> [Data shown]:
[BEGIN]

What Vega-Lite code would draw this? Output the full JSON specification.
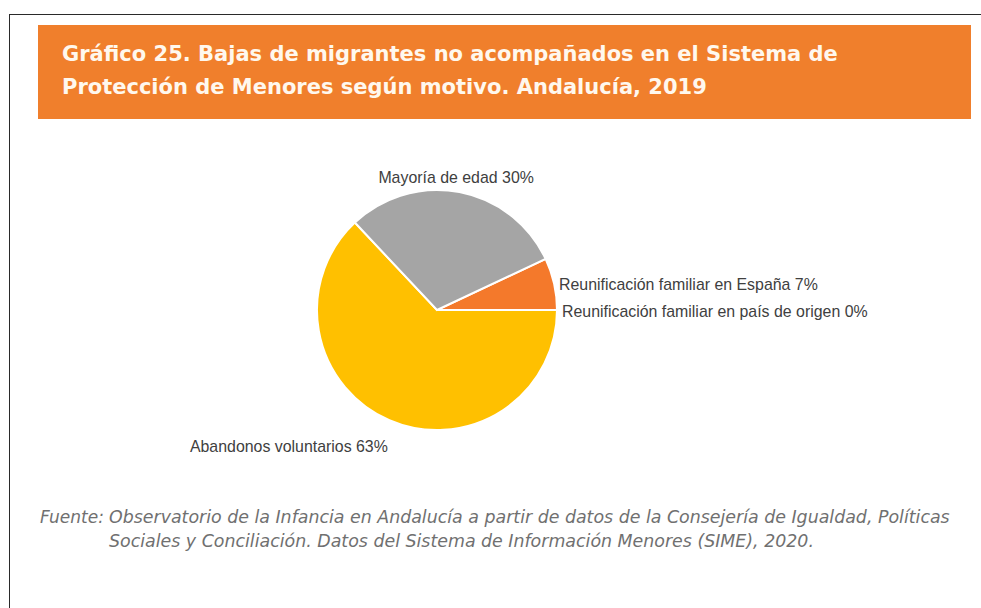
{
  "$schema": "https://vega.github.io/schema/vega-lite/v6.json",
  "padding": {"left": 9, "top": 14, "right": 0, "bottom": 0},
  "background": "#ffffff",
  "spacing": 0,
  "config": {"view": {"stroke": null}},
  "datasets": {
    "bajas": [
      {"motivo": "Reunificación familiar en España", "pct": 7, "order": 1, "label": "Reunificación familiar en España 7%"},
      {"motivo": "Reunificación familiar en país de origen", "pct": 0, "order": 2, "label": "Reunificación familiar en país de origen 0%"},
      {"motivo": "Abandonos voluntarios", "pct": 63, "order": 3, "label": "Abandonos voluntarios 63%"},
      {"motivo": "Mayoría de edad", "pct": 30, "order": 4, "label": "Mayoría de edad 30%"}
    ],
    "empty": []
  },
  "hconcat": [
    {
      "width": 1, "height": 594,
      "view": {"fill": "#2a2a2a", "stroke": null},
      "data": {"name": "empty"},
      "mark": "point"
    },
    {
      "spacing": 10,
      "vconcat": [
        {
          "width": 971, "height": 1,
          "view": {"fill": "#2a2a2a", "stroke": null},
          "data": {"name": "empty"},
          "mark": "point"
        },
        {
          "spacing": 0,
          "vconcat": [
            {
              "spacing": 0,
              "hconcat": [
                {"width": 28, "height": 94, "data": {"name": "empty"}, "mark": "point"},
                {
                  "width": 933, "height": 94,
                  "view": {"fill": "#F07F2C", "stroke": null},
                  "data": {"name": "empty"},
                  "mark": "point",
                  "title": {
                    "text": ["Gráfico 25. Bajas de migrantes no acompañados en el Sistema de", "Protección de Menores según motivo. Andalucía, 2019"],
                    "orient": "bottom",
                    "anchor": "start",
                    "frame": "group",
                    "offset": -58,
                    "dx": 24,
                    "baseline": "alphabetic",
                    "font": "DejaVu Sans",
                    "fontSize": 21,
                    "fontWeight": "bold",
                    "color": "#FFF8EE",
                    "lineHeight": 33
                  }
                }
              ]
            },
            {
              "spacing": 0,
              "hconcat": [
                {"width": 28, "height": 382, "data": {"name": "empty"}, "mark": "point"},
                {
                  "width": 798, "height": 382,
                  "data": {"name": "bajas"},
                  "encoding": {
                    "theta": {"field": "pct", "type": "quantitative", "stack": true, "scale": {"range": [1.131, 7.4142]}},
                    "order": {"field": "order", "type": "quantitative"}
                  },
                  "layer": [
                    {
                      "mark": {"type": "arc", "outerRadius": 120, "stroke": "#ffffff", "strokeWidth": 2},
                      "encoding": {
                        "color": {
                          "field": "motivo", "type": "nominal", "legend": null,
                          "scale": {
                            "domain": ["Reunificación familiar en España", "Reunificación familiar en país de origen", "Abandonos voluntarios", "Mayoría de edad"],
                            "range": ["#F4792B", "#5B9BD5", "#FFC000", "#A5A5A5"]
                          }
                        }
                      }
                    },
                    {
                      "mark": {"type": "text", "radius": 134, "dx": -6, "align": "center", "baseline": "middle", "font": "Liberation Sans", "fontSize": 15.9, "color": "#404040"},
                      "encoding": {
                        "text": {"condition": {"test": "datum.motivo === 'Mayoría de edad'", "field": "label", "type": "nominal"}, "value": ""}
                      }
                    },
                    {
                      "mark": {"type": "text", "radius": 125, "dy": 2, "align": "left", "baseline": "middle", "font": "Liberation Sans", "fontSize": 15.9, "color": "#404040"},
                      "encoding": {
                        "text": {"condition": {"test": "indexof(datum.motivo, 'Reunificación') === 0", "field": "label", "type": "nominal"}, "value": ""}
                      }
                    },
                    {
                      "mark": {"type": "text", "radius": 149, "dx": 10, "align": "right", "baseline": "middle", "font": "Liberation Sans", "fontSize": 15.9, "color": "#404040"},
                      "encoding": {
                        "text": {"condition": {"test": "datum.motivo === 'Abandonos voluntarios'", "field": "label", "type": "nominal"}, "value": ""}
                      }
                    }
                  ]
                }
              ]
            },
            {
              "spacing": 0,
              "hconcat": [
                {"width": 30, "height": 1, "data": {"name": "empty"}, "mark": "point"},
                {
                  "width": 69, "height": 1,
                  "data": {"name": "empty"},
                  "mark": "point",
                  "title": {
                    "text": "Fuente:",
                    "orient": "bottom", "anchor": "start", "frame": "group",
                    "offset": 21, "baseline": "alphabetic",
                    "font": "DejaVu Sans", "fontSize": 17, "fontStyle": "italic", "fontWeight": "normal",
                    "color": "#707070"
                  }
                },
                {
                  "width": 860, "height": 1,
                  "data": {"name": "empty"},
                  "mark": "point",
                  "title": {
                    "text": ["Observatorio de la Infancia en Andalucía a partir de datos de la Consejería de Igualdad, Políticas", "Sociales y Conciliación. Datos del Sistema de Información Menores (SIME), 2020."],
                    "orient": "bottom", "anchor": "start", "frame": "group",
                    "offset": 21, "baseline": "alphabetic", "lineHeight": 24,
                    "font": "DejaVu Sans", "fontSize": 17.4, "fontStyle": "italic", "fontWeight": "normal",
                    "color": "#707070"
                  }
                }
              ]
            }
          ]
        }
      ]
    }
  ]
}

[END]

Retype the data above exactly; pictures are not part of the copy.

What Vega-Lite code would draw this? Output the full JSON specification.
{
  "$schema": "https://vega.github.io/schema/vega-lite/v6.json",
  "padding": {"left": 9, "top": 14, "right": 0, "bottom": 0},
  "background": "#ffffff",
  "spacing": 0,
  "config": {"view": {"stroke": null}},
  "datasets": {
    "bajas": [
      {"motivo": "Reunificación familiar en España", "pct": 7, "order": 1, "label": "Reunificación familiar en España 7%"},
      {"motivo": "Reunificación familiar en país de origen", "pct": 0, "order": 2, "label": "Reunificación familiar en país de origen 0%"},
      {"motivo": "Abandonos voluntarios", "pct": 63, "order": 3, "label": "Abandonos voluntarios 63%"},
      {"motivo": "Mayoría de edad", "pct": 30, "order": 4, "label": "Mayoría de edad 30%"}
    ],
    "empty": []
  },
  "hconcat": [
    {
      "width": 1, "height": 594,
      "view": {"fill": "#2a2a2a", "stroke": null},
      "data": {"name": "empty"},
      "mark": "point"
    },
    {
      "spacing": 10,
      "vconcat": [
        {
          "width": 971, "height": 1,
          "view": {"fill": "#2a2a2a", "stroke": null},
          "data": {"name": "empty"},
          "mark": "point"
        },
        {
          "spacing": 0,
          "vconcat": [
            {
              "spacing": 0,
              "hconcat": [
                {"width": 28, "height": 94, "data": {"name": "empty"}, "mark": "point"},
                {
                  "width": 933, "height": 94,
                  "view": {"fill": "#F07F2C", "stroke": null},
                  "data": {"name": "empty"},
                  "mark": "point",
                  "title": {
                    "text": ["Gráfico 25. Bajas de migrantes no acompañados en el Sistema de", "Protección de Menores según motivo. Andalucía, 2019"],
                    "orient": "bottom",
                    "anchor": "start",
                    "frame": "group",
                    "offset": -58,
                    "dx": 24,
                    "baseline": "alphabetic",
                    "font": "DejaVu Sans",
                    "fontSize": 21,
                    "fontWeight": "bold",
                    "color": "#FFF8EE",
                    "lineHeight": 33
                  }
                }
              ]
            },
            {
              "spacing": 0,
              "hconcat": [
                {"width": 28, "height": 382, "data": {"name": "empty"}, "mark": "point"},
                {
                  "width": 798, "height": 382,
                  "data": {"name": "bajas"},
                  "encoding": {
                    "theta": {"field": "pct", "type": "quantitative", "stack": true, "scale": {"range": [1.131, 7.4142]}},
                    "order": {"field": "order", "type": "quantitative"}
                  },
                  "layer": [
                    {
                      "mark": {"type": "arc", "outerRadius": 120, "stroke": "#ffffff", "strokeWidth": 2},
                      "encoding": {
                        "color": {
                          "field": "motivo", "type": "nominal", "legend": null,
                          "scale": {
                            "domain": ["Reunificación familiar en España", "Reunificación familiar en país de origen", "Abandonos voluntarios", "Mayoría de edad"],
                            "range": ["#F4792B", "#5B9BD5", "#FFC000", "#A5A5A5"]
                          }
                        }
                      }
                    },
                    {
                      "mark": {"type": "text", "radius": 134, "dx": -6, "align": "center", "baseline": "middle", "font": "Liberation Sans", "fontSize": 15.9, "color": "#404040"},
                      "encoding": {
                        "text": {"condition": {"test": "datum.motivo === 'Mayoría de edad'", "field": "label", "type": "nominal"}, "value": ""}
                      }
                    },
                    {
                      "mark": {"type": "text", "radius": 125, "dy": 2, "align": "left", "baseline": "middle", "font": "Liberation Sans", "fontSize": 15.9, "color": "#404040"},
                      "encoding": {
                        "text": {"condition": {"test": "indexof(datum.motivo, 'Reunificación') === 0", "field": "label", "type": "nominal"}, "value": ""}
                      }
                    },
                    {
                      "mark": {"type": "text", "radius": 149, "dx": 10, "align": "right", "baseline": "middle", "font": "Liberation Sans", "fontSize": 15.9, "color": "#404040"},
                      "encoding": {
                        "text": {"condition": {"test": "datum.motivo === 'Abandonos voluntarios'", "field": "label", "type": "nominal"}, "value": ""}
                      }
                    }
                  ]
                }
              ]
            },
            {
              "spacing": 0,
              "hconcat": [
                {"width": 30, "height": 1, "data": {"name": "empty"}, "mark": "point"},
                {
                  "width": 69, "height": 1,
                  "data": {"name": "empty"},
                  "mark": "point",
                  "title": {
                    "text": "Fuente:",
                    "orient": "bottom", "anchor": "start", "frame": "group",
                    "offset": 21, "baseline": "alphabetic",
                    "font": "DejaVu Sans", "fontSize": 17, "fontStyle": "italic", "fontWeight": "normal",
                    "color": "#707070"
                  }
                },
                {
                  "width": 860, "height": 1,
                  "data": {"name": "empty"},
                  "mark": "point",
                  "title": {
                    "text": ["Observatorio de la Infancia en Andalucía a partir de datos de la Consejería de Igualdad, Políticas", "Sociales y Conciliación. Datos del Sistema de Información Menores (SIME), 2020."],
                    "orient": "bottom", "anchor": "start", "frame": "group",
                    "offset": 21, "baseline": "alphabetic", "lineHeight": 24,
                    "font": "DejaVu Sans", "fontSize": 17.4, "fontStyle": "italic", "fontWeight": "normal",
                    "color": "#707070"
                  }
                }
              ]
            }
          ]
        }
      ]
    }
  ]
}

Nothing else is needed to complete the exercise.